Face Detection subsystem
The Face Detection subsystem takes the input image real time from the Image/Video capture module. The region of interest (face) is detected using the standard viola and jones’s Haar classifier algorithm. The project work uses the publicly available hardware implementation of the algorithm to detect the face.
Feature Extraction subsystem
The main objective of the Feature Extraction subsystem is to extract features from the detected face image using algorithm which is computationally efficient without compromising the accuracy. The algorithm that suits our requirement is Multi-scale Dense Local Binary Pattern (MDLBP) with appropriate number of scales. The MDLBP algorithm extract patterns at different resolutions from the input image.
Classifier Subsystem
The extracted features are used to train a Deep Neural Network (DNN) Classifier with reasonable number of images for every emotion. The project uses six emotions like happy, sad, surprise, angry, fear and neutral. The project work uses Binary Neural Network classifier sub module with binary weights and activators as compared to the conventional DNN which lots of memory and MAC unit.
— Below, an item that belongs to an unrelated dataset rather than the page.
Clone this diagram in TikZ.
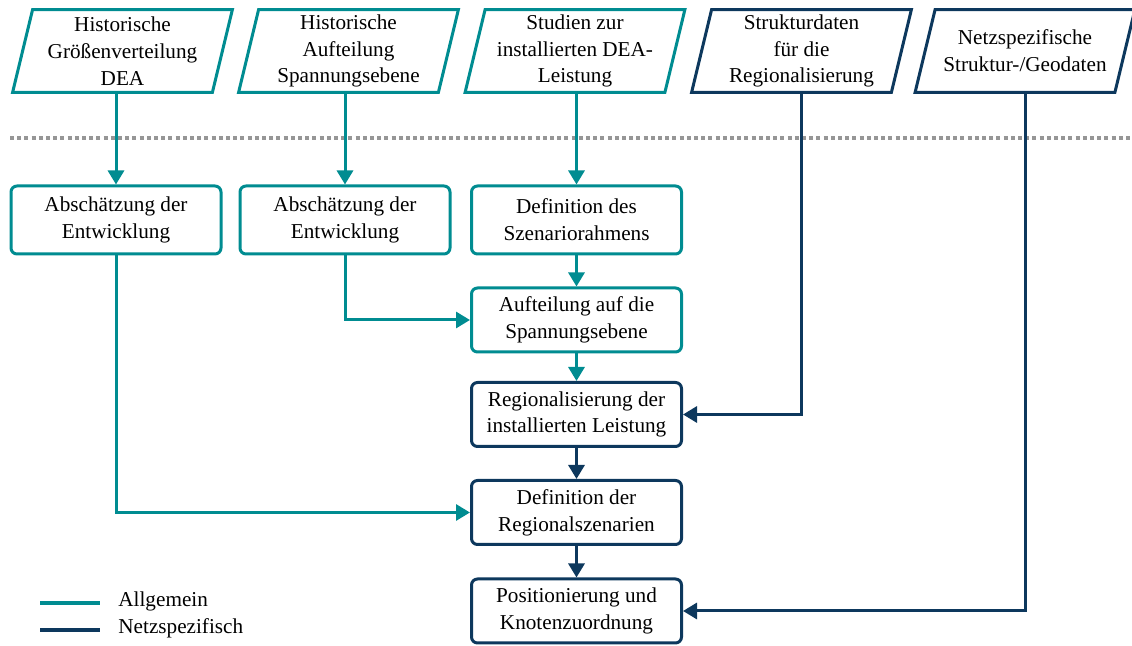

The extracted features are used to train a Binary neural network with many layers (deep) than shallow number of layers. The first layer learns first order features and second layer learns higher order features and so on. The final layer uses supervised learning whereas other layers uses unsupervised learning. The unsupervised learning to supervised learning is carried out using Binary auto Encoders.
1. Image processing algorithms involving parallel processing run about 20 times faster in FPGA than CPU.
2. Since the proposed system uses binarized neural networks the output can be calculated without using several multiplier accumulator. It can be easily realized by XOR or XNOR operation itself.
3. Using the pipelining and parallel processing efficiently will result in efficient FER system that meets the real time requirement.